MATERIAL PROVIDED:
◇ ◇ ◇ ◇ ◇ ◇ ◇

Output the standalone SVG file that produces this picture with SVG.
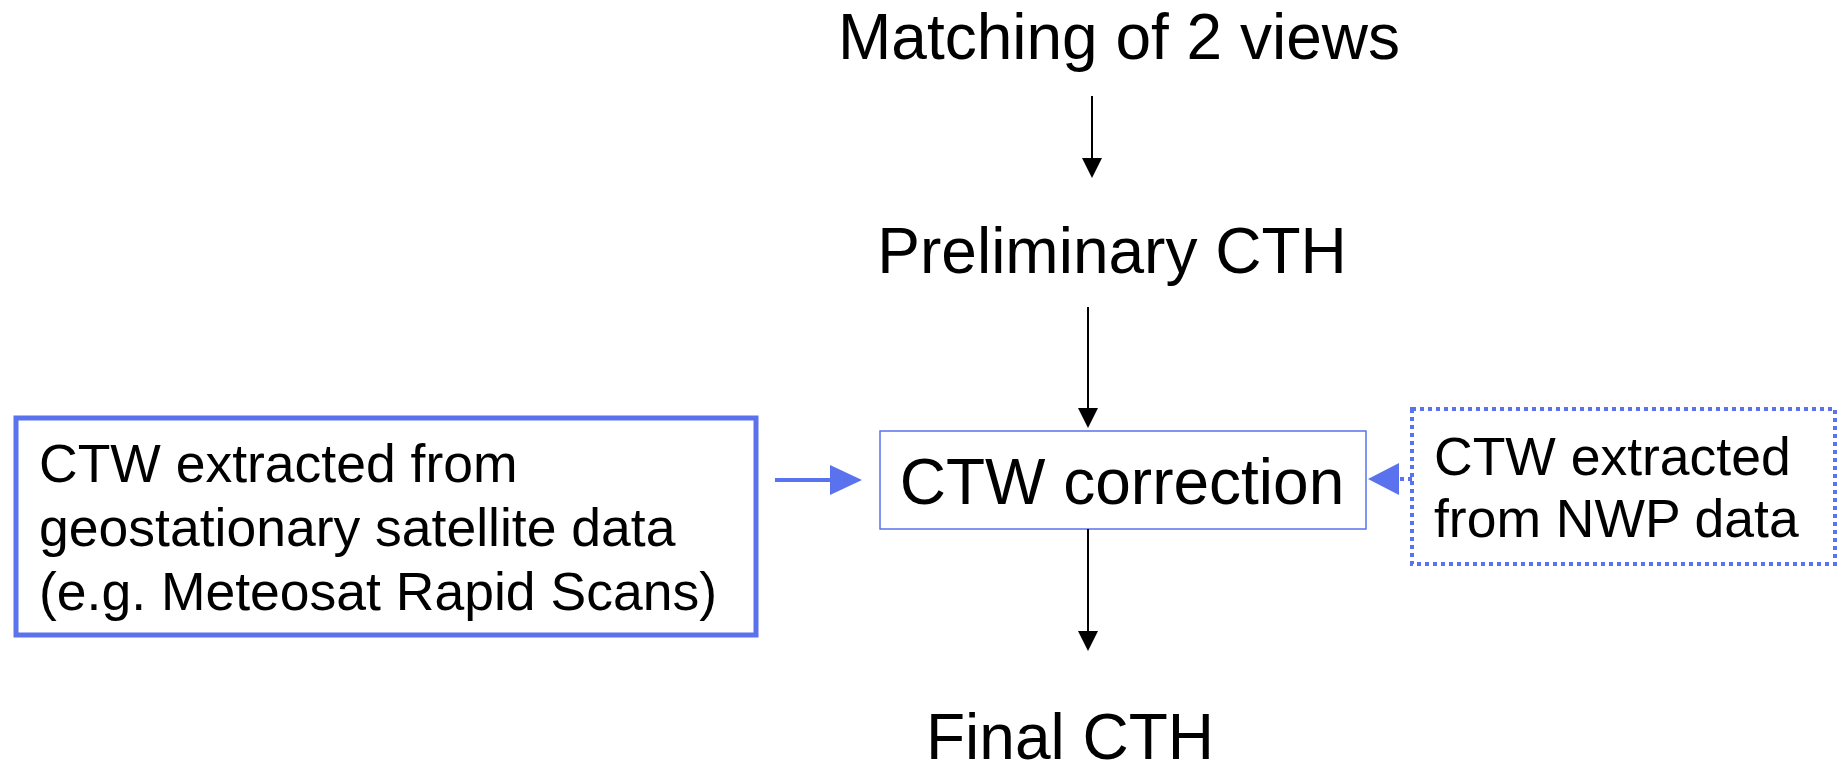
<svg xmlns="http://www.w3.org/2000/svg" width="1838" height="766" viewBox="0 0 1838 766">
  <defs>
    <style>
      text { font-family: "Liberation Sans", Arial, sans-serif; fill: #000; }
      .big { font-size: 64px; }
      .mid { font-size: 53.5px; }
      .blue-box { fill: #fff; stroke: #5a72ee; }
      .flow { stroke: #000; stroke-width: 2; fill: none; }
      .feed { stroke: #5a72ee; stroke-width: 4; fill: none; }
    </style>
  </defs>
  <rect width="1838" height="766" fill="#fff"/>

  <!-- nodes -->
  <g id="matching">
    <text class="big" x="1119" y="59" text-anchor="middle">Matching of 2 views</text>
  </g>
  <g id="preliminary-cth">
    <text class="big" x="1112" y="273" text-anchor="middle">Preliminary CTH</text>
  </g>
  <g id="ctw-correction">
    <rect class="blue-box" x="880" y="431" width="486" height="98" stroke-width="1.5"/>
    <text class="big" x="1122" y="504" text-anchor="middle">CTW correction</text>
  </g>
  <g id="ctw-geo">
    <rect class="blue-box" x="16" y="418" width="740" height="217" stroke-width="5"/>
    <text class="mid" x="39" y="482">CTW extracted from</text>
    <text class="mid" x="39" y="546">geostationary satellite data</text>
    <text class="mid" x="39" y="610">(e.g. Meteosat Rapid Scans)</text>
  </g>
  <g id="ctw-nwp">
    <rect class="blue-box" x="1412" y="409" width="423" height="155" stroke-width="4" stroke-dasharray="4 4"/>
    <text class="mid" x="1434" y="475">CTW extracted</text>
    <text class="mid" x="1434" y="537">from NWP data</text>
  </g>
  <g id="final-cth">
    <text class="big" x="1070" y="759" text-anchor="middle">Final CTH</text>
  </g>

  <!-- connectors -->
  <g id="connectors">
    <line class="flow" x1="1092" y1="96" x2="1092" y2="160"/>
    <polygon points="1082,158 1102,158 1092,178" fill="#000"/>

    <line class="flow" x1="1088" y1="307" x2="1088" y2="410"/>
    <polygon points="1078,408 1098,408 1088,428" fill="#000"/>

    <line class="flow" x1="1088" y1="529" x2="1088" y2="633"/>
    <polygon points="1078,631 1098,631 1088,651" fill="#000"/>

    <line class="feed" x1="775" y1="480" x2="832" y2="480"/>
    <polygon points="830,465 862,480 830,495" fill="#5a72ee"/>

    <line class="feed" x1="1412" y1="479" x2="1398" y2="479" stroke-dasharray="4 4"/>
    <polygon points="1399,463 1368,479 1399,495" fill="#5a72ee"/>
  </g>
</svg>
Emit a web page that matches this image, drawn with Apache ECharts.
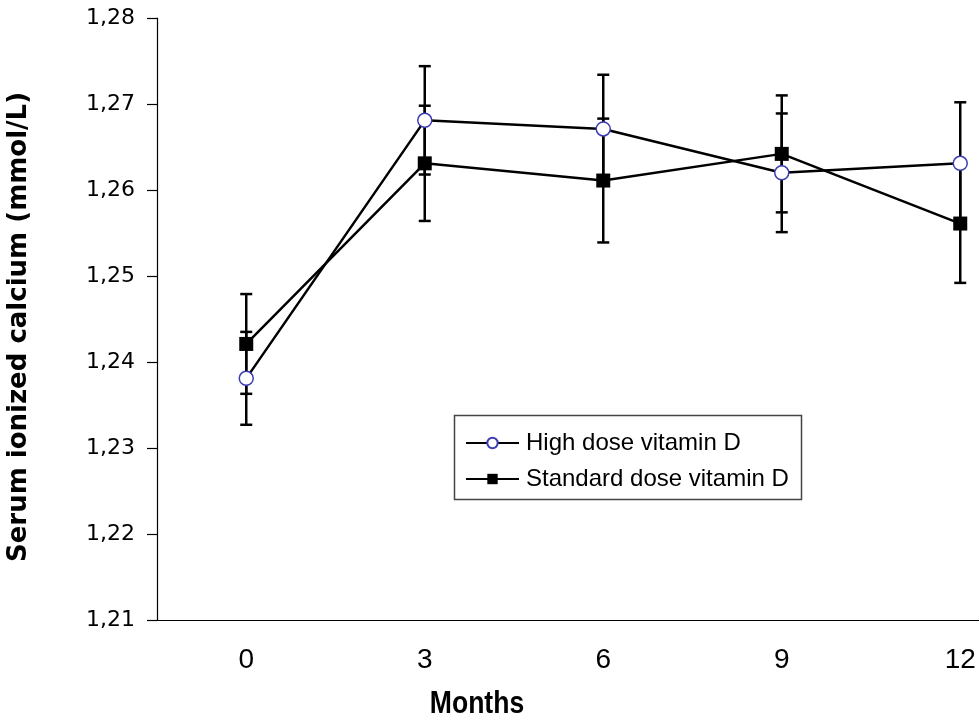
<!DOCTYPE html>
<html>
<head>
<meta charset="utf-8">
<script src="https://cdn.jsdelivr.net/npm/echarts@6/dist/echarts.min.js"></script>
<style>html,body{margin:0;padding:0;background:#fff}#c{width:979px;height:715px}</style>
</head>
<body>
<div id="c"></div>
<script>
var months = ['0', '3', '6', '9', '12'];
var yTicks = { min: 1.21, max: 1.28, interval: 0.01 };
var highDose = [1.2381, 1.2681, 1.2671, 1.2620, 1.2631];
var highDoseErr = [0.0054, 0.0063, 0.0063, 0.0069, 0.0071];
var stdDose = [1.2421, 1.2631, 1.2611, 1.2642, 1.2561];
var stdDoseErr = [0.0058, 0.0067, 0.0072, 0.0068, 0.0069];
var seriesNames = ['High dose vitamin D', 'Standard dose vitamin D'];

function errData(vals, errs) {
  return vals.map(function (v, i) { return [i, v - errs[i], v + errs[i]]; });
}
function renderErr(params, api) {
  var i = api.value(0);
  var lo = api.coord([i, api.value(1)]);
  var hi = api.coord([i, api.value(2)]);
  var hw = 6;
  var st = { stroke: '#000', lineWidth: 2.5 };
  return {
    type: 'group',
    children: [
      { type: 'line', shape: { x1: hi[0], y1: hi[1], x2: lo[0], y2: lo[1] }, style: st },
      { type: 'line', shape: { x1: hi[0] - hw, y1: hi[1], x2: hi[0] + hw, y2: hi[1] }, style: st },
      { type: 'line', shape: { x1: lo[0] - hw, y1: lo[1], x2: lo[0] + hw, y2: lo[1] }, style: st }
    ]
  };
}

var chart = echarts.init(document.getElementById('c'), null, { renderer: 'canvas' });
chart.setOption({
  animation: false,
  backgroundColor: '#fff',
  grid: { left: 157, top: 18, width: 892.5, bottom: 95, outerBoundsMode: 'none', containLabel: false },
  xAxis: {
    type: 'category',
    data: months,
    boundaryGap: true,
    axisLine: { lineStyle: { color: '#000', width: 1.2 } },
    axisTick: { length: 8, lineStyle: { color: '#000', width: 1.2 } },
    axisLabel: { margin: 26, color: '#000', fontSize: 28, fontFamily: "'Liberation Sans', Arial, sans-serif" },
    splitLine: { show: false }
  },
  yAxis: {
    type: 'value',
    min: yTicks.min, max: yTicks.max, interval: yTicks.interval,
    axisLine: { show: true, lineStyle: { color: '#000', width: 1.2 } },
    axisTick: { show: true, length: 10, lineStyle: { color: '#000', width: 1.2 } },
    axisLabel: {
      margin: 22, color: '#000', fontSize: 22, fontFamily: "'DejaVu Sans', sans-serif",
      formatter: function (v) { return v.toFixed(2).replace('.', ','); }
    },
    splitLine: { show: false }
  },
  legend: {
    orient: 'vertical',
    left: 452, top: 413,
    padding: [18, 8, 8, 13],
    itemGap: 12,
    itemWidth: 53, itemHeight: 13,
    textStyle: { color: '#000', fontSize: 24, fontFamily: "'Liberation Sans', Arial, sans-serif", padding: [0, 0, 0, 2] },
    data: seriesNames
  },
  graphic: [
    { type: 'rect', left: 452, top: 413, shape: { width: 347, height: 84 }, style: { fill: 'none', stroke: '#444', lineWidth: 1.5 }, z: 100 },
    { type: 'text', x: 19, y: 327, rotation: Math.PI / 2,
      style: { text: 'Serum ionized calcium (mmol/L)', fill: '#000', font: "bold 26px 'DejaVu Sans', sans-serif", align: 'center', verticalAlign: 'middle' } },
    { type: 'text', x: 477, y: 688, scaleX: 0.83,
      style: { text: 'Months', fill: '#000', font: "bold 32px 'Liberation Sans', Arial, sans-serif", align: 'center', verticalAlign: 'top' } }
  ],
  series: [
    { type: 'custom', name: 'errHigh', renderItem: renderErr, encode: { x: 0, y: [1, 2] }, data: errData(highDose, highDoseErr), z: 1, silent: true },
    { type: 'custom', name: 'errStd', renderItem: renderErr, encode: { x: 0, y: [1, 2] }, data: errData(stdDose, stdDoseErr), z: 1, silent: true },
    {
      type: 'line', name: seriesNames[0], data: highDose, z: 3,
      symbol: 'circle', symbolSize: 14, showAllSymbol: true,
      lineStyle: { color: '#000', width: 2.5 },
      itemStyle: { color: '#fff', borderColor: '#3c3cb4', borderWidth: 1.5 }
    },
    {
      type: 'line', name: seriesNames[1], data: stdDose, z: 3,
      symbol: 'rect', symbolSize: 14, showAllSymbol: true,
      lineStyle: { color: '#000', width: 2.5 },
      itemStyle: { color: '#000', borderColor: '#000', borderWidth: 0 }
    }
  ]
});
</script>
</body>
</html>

◇ ◇ ◇ ◇ ◇ ◇ ◇

Leave out the pictures and copy every record above exactly.

Output the standalone SVG file that produces this picture with SVG.
<svg xmlns="http://www.w3.org/2000/svg" width="1838" height="766" viewBox="0 0 1838 766">
  <defs>
    <style>
      text { font-family: "Liberation Sans", Arial, sans-serif; fill: #000; }
      .big { font-size: 64px; }
      .mid { font-size: 53.5px; }
      .blue-box { fill: #fff; stroke: #5a72ee; }
      .flow { stroke: #000; stroke-width: 2; fill: none; }
      .feed { stroke: #5a72ee; stroke-width: 4; fill: none; }
    </style>
  </defs>
  <rect width="1838" height="766" fill="#fff"/>

  <!-- nodes -->
  <g id="matching">
    <text class="big" x="1119" y="59" text-anchor="middle">Matching of 2 views</text>
  </g>
  <g id="preliminary-cth">
    <text class="big" x="1112" y="273" text-anchor="middle">Preliminary CTH</text>
  </g>
  <g id="ctw-correction">
    <rect class="blue-box" x="880" y="431" width="486" height="98" stroke-width="1.5"/>
    <text class="big" x="1122" y="504" text-anchor="middle">CTW correction</text>
  </g>
  <g id="ctw-geo">
    <rect class="blue-box" x="16" y="418" width="740" height="217" stroke-width="5"/>
    <text class="mid" x="39" y="482">CTW extracted from</text>
    <text class="mid" x="39" y="546">geostationary satellite data</text>
    <text class="mid" x="39" y="610">(e.g. Meteosat Rapid Scans)</text>
  </g>
  <g id="ctw-nwp">
    <rect class="blue-box" x="1412" y="409" width="423" height="155" stroke-width="4" stroke-dasharray="4 4"/>
    <text class="mid" x="1434" y="475">CTW extracted</text>
    <text class="mid" x="1434" y="537">from NWP data</text>
  </g>
  <g id="final-cth">
    <text class="big" x="1070" y="759" text-anchor="middle">Final CTH</text>
  </g>

  <!-- connectors -->
  <g id="connectors">
    <line class="flow" x1="1092" y1="96" x2="1092" y2="160"/>
    <polygon points="1082,158 1102,158 1092,178" fill="#000"/>

    <line class="flow" x1="1088" y1="307" x2="1088" y2="410"/>
    <polygon points="1078,408 1098,408 1088,428" fill="#000"/>

    <line class="flow" x1="1088" y1="529" x2="1088" y2="633"/>
    <polygon points="1078,631 1098,631 1088,651" fill="#000"/>

    <line class="feed" x1="775" y1="480" x2="832" y2="480"/>
    <polygon points="830,465 862,480 830,495" fill="#5a72ee"/>

    <line class="feed" x1="1412" y1="479" x2="1398" y2="479" stroke-dasharray="4 4"/>
    <polygon points="1399,463 1368,479 1399,495" fill="#5a72ee"/>
  </g>
</svg>
Emit a web page that matches this image, drawn with Apache ECharts.
<!DOCTYPE html>
<html>
<head>
<meta charset="utf-8">
<script src="https://cdn.jsdelivr.net/npm/echarts@6/dist/echarts.min.js"></script>
<style>html,body{margin:0;padding:0;background:#fff}#c{width:979px;height:715px}</style>
</head>
<body>
<div id="c"></div>
<script>
var months = ['0', '3', '6', '9', '12'];
var yTicks = { min: 1.21, max: 1.28, interval: 0.01 };
var highDose = [1.2381, 1.2681, 1.2671, 1.2620, 1.2631];
var highDoseErr = [0.0054, 0.0063, 0.0063, 0.0069, 0.0071];
var stdDose = [1.2421, 1.2631, 1.2611, 1.2642, 1.2561];
var stdDoseErr = [0.0058, 0.0067, 0.0072, 0.0068, 0.0069];
var seriesNames = ['High dose vitamin D', 'Standard dose vitamin D'];

function errData(vals, errs) {
  return vals.map(function (v, i) { return [i, v - errs[i], v + errs[i]]; });
}
function renderErr(params, api) {
  var i = api.value(0);
  var lo = api.coord([i, api.value(1)]);
  var hi = api.coord([i, api.value(2)]);
  var hw = 6;
  var st = { stroke: '#000', lineWidth: 2.5 };
  return {
    type: 'group',
    children: [
      { type: 'line', shape: { x1: hi[0], y1: hi[1], x2: lo[0], y2: lo[1] }, style: st },
      { type: 'line', shape: { x1: hi[0] - hw, y1: hi[1], x2: hi[0] + hw, y2: hi[1] }, style: st },
      { type: 'line', shape: { x1: lo[0] - hw, y1: lo[1], x2: lo[0] + hw, y2: lo[1] }, style: st }
    ]
  };
}

var chart = echarts.init(document.getElementById('c'), null, { renderer: 'canvas' });
chart.setOption({
  animation: false,
  backgroundColor: '#fff',
  grid: { left: 157, top: 18, width: 892.5, bottom: 95, outerBoundsMode: 'none', containLabel: false },
  xAxis: {
    type: 'category',
    data: months,
    boundaryGap: true,
    axisLine: { lineStyle: { color: '#000', width: 1.2 } },
    axisTick: { length: 8, lineStyle: { color: '#000', width: 1.2 } },
    axisLabel: { margin: 26, color: '#000', fontSize: 28, fontFamily: "'Liberation Sans', Arial, sans-serif" },
    splitLine: { show: false }
  },
  yAxis: {
    type: 'value',
    min: yTicks.min, max: yTicks.max, interval: yTicks.interval,
    axisLine: { show: true, lineStyle: { color: '#000', width: 1.2 } },
    axisTick: { show: true, length: 10, lineStyle: { color: '#000', width: 1.2 } },
    axisLabel: {
      margin: 22, color: '#000', fontSize: 22, fontFamily: "'DejaVu Sans', sans-serif",
      formatter: function (v) { return v.toFixed(2).replace('.', ','); }
    },
    splitLine: { show: false }
  },
  legend: {
    orient: 'vertical',
    left: 452, top: 413,
    padding: [18, 8, 8, 13],
    itemGap: 12,
    itemWidth: 53, itemHeight: 13,
    textStyle: { color: '#000', fontSize: 24, fontFamily: "'Liberation Sans', Arial, sans-serif", padding: [0, 0, 0, 2] },
    data: seriesNames
  },
  graphic: [
    { type: 'rect', left: 452, top: 413, shape: { width: 347, height: 84 }, style: { fill: 'none', stroke: '#444', lineWidth: 1.5 }, z: 100 },
    { type: 'text', x: 19, y: 327, rotation: Math.PI / 2,
      style: { text: 'Serum ionized calcium (mmol/L)', fill: '#000', font: "bold 26px 'DejaVu Sans', sans-serif", align: 'center', verticalAlign: 'middle' } },
    { type: 'text', x: 477, y: 688, scaleX: 0.83,
      style: { text: 'Months', fill: '#000', font: "bold 32px 'Liberation Sans', Arial, sans-serif", align: 'center', verticalAlign: 'top' } }
  ],
  series: [
    { type: 'custom', name: 'errHigh', renderItem: renderErr, encode: { x: 0, y: [1, 2] }, data: errData(highDose, highDoseErr), z: 1, silent: true },
    { type: 'custom', name: 'errStd', renderItem: renderErr, encode: { x: 0, y: [1, 2] }, data: errData(stdDose, stdDoseErr), z: 1, silent: true },
    {
      type: 'line', name: seriesNames[0], data: highDose, z: 3,
      symbol: 'circle', symbolSize: 14, showAllSymbol: true,
      lineStyle: { color: '#000', width: 2.5 },
      itemStyle: { color: '#fff', borderColor: '#3c3cb4', borderWidth: 1.5 }
    },
    {
      type: 'line', name: seriesNames[1], data: stdDose, z: 3,
      symbol: 'rect', symbolSize: 14, showAllSymbol: true,
      lineStyle: { color: '#000', width: 2.5 },
      itemStyle: { color: '#000', borderColor: '#000', borderWidth: 0 }
    }
  ]
});
</script>
</body>
</html>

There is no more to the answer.